En matière de drogues, dépendance n'est pas synonyme d'addiction, soit le besoin compulsif de consommer une substance malgré des conséquences négatives. Des chercheurs genevois ont découvert chez la souris un circuit cérébral déclenchant la consommation compulsive.
L’addiction évolue par étapes: d’abord la première exposition, puis la consommation contrôlée, enfin la consommation compulsive qui pousse la personne à prendre une substance addictive malgré de nombreux effets négatifs (dettes, isolement social, prison, etc.). On estime que seule une personne sur cinq passe d’une consommation contrôlée à une consommation compulsive.
"On ne sait toujours pas pourquoi une personne devient accro aux drogues alors qu’une autre non, mais grâce à cette étude, nous savons quelles sont les différences au niveau du fonctionnement cérébral entre ces deux catégories", indique Christian Lüscher, professeur à l'Université et aux Hôpitaux universitaire de Genève, cité jeudi dans un communiqué.
"Mais attention à ne pas confondre addiction et dépendance", prévient-il. "La dépendance signifie qu’un sevrage sera nécessaire, mais elle n’entraîne pas forcément une addiction, soit le besoin compulsif de consommer. Par exemple, tout le monde devient dépendant à l’héroïne dès les premières injections, mais tout le monde n’en consomme pas de manière incontrôlée".
Zone de la récompense
Afin d’identifier les différences des fonctionnements cérébraux, les chercheurs ont permis à des souris de stimuler par elles-mêmes leur système de récompense, situé en profondeur au sommet du tronc cérébral. C’est cette zone qui est activée par la consommation de drogue et provoque le plaisir.

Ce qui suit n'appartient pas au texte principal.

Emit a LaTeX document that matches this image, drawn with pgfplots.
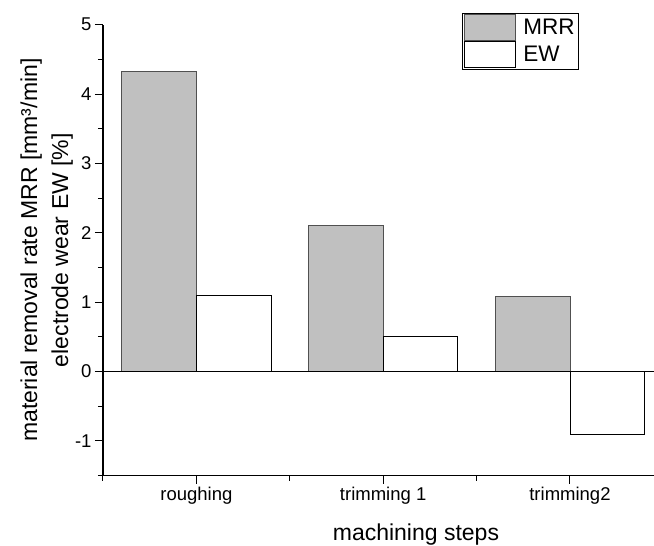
\documentclass[border=0pt]{standalone}
\usepackage{fontspec}
\setmainfont{Liberation Sans}
\usepackage{pgfplots}
\pgfplotsset{compat=1.18}
\usetikzlibrary{calc}
\definecolor{barfill}{HTML}{C0C0C0}
\definecolor{baredge}{HTML}{505050}
\begin{document}
\begin{tikzpicture}
\begin{axis}[
  scale only axis,
  width=551pt, height=451pt,
  xmin=-0.5, xmax=2.45,
  ymin=-1.5, ymax=5,
  axis lines=left,
  axis line style={-, line width=1.1pt},
  ybar,
  bar width=0.4,
  xtick={0,1,2},
  xticklabels={roughing,trimming 1,trimming2},
  minor xtick={-0.5,0.5,1.5},
  ytick={-1,0,1,2,3,4,5},
  minor ytick={-1.5,-0.5,0.5,1.5,2.5,3.5,4.5},
  tick align=outside,
  major tick length=8pt,
  minor tick length=5pt,
  tick style={black, line width=1pt},
  /pgf/number format/assume math mode=true,
  ticklabel style={font=\fontsize{18.5}{22}\selectfont},
  xlabel={machining steps},
  xlabel style={at={(axis description cs:0.568,-0.1448)}, anchor=base, font=\fontsize{23}{27}\selectfont},
  ylabel={material removal rate MRR [mm³/min]\\electrode wear EW [\%]},
  ylabel style={at={(axis description cs:-0.0544,0.5)}, anchor=south, rotate=0, align=center, inner sep=0pt, font=\fontsize{23}{31}\selectfont},
  legend style={at={(axis description cs:0.6515,1.026)}, anchor=north west, draw=black, line width=0.8pt,
    font=\fontsize{22.5}{27}\selectfont, inner xsep=2pt, inner ysep=1pt, row sep=0pt, column sep=6pt,
    nodes={inner sep=1.2pt, anchor=west}},
  legend cell align=left,
  clip=false,
]
\addplot[fill=barfill, draw=baredge, line width=0.9pt, bar shift=-0.2,
  legend image code/.code={\draw[fill=barfill, draw=baredge, line width=0.9pt] (0pt,-13pt) rectangle (51pt,13pt);}]
  coordinates {(0,4.32) (1,2.10) (2,1.08)};
\addlegendentry{MRR}
\addplot[fill=white, draw=black, line width=0.9pt, bar shift=0.2,
  legend image code/.code={\draw[fill=white, draw=black, line width=0.9pt] (0pt,-13pt) rectangle (51pt,13pt);}]
  coordinates {(0,1.10) (1,0.50) (2,-0.90)};
\addlegendentry{EW}
\draw[black, line width=1.1pt] (axis cs:-0.5,0) -- (axis cs:2.45,0);
\end{axis}
\pgfresetboundingbox
\path[use as bounding box] ($(current axis.south west)+(-103pt,-70.3pt)$) rectangle ($(current axis.north east)+(0pt,24.7pt)$);
\end{tikzpicture}
\end{document}
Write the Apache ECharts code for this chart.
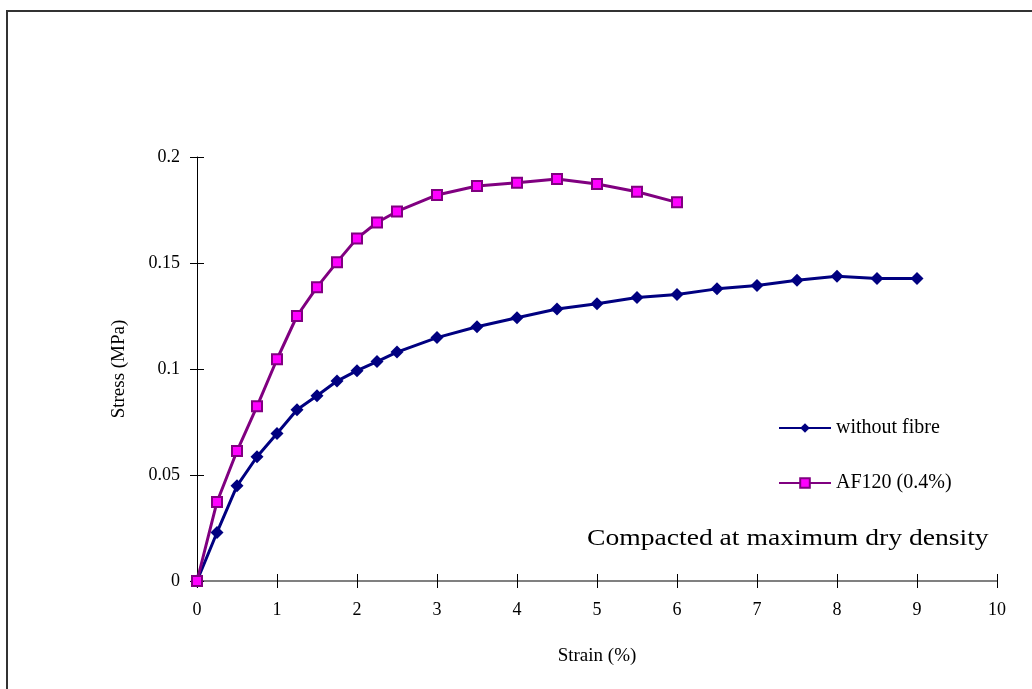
<!DOCTYPE html>
<html>
<head>
<meta charset="utf-8">
<script src="https://cdn.jsdelivr.net/npm/echarts@6/dist/echarts.min.js"></script>
<style>
body{margin:0;background:#fff;}
#chart{width:1032px;height:689px;}
</style>
</head>
<body>
<div id="chart"></div>
<script>
// strain (%) / stress (MPa)
var strainPlain=[0,0.25,0.5,0.75,1,1.25,1.5,1.75,2,2.25,2.5,3,3.5,4,4.5,5,5.5,6,6.5,7,7.5,8,8.5,9]
var stressPlain=[0,0.0229,0.0449,0.0586,0.0696,0.0808,0.0874,0.0943,0.0992,0.1035,0.108,0.1148,0.1199,0.1242,0.1283,0.1308,0.1337,0.1351,0.1378,0.1394,0.1419,0.1438,0.1427,0.1427]
var strainAF=[0,0.25,0.5,0.75,1,1.25,1.5,1.75,2,2.25,2.5,3,3.5,4,4.5,5,5.5,6]
var stressAF=[0,0.0373,0.0613,0.0824,0.1046,0.125,0.1386,0.1504,0.1616,0.1691,0.1743,0.1821,0.1863,0.1879,0.1896,0.1873,0.1836,0.1786]
var seriesNames=['without fibre','AF120 (0.4%)']
var note='Compacted at maximum dry density'

function pairs(xs,ys){
  return xs.map(function(x,i){return [x,ys[i]]})
}

var font='"Liberation Serif","Times New Roman",serif'
var myechart=echarts.init(document.getElementById('chart'))

var xBase={
  type:'value',min:0,max:10,interval:1,position:'bottom',
  splitLine:{show:false}
}
var yBase={
  type:'value',min:0,max:0.2,interval:0.05,position:'left',
  splitLine:{show:false}
}

var option={
  backgroundColor:'#fff',
  animation:false,
  grid:{left:197,right:35,top:157,bottom:108},
  legend:{
    orient:'vertical',left:773,top:413,
    itemWidth:52,itemHeight:12,itemGap:35,
    textStyle:{fontFamily:font,fontSize:20,color:'#000'},
    data:seriesNames
  },
  xAxis:[
    Object.assign({},xBase,{
      name:'Strain (%)',nameLocation:'middle',nameGap:66,
      nameTextStyle:{fontFamily:font,fontSize:19,color:'#000'},
      axisLine:{lineStyle:{color:'#808080',width:2}},
      axisTick:{inside:false,length:7,lineStyle:{color:'#000',width:1}},
      axisLabel:{margin:20,fontFamily:font,fontSize:18,color:'#000'}
    }),
    // second axis only for the ticks that cross into the plot
    Object.assign({},xBase,{
      axisLine:{show:false},
      axisTick:{inside:true,length:7,lineStyle:{color:'#000',width:1}},
      axisLabel:{show:false}
    })
  ],
  yAxis:[
    Object.assign({},yBase,{
      name:'Stress (MPa)',nameLocation:'middle',nameGap:68,
      nameTextStyle:{fontFamily:font,fontSize:19,color:'#000'},
      axisLine:{lineStyle:{color:'#000',width:1}},
      axisTick:{inside:false,length:7,lineStyle:{color:'#000',width:1}},
      axisLabel:{margin:17,fontFamily:font,fontSize:18,color:'#000'}
    }),
    Object.assign({},yBase,{
      axisLine:{show:false},
      axisTick:{inside:true,length:7,lineStyle:{color:'#000',width:1}},
      axisLabel:{show:false}
    })
  ],
  graphic:[
    {type:'rect',shape:{x:7,y:11,width:1200,height:1000},
     style:{fill:'none',stroke:'#333',lineWidth:2},silent:true},
    // the original text is a little stretched sideways
    {type:'text',x:587,y:527,scaleX:1.15,
     style:{text:note,font:'24px '+font,fill:'#000'}}
  ],
  series:[
    {
      name:seriesNames[0],type:'line',
      data:pairs(strainPlain,stressPlain),
      symbol:'diamond',symbolSize:13,
      lineStyle:{color:'#000080',width:3},
      itemStyle:{color:'#000080'}
    },
    {
      name:seriesNames[1],type:'line',
      data:pairs(strainAF,stressAF),
      symbol:'rect',symbolSize:10,
      lineStyle:{color:'#800080',width:3},
      itemStyle:{color:'#ff00ff',borderColor:'#800080',borderWidth:2}
    }
  ]
}
option&&myechart.setOption(option)
</script>
</body>
</html>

Rapidement, les souris, qui devaient appuyer sur un petit levier, ont compris ce fonctionnement et ont largement utilisé la chose. Il s’agit de l’équivalent de la consommation contrôlée chez les humains.
"Afin de pouvoir observer quelles souris sombreront dans une consommation compulsive, il faut introduire un effet négatif lors de la stimulation de leur système de récompense", explique Vincent Pascoli, premier auteur de l’étude. "Ici, les souris recevaient une légère décharge électrique lorsqu’elles actionnaient le levier".
Circuit plus actif
Rapidement, 40% des souris ont cessé d’activer le levier, suite à l’introduction de la punition. Mais 60% ont continué à stimuler leur système de récompense, faisant fi de la conséquence négative, selon ces travaux publiés dans la revue Nature.
"Grâce à une nouvelle technique permettant de mesurer en direct l’activité dans le cerveau, nous avons découvert un circuit beaucoup plus actif chez les souris accros que chez les souris à consommation contrôlée", relève Christian Lüscher.
Celui-ci s’étend du cortex orbito-frontal au striatum dorsal, situé dans les ganglions de la base du système de récompense, et cible ce système de récompense. Le cortex orbito-frontal, juste au-dessus des yeux, est justement responsable des prises de décisions.
Le circuit peut être modulé
Afin de vérifier que ce circuit est bel et bien responsable du comportement compulsif, les neurobiologistes genevois ont artificiellement augmenté l’activité de ce circuit chez une souris contrôlant la stimulation de son système de récompense. Rapidement, celle-ci est devenue accro, adoptant un comportement compulsif.
"Inversement, nous avons diminué l’activité du circuit chez une souris accro, et celle-ci a cessé d’activer le levier", se réjouit Vincent Pascoli.
Les souris étudiées dans cette expérience sont génétiquement identiques. Les chercheurs entendent donc maintenant examiner pourquoi l’activité de ce circuit cérébral diffère de l'une à l'autre.
Parmi les hypothèses figurent des contributions épigénétiques fondées sur les expériences de vie qui rendent unique chaque être vivant, influençant le fonctionnement de ses gènes et de son cerveau.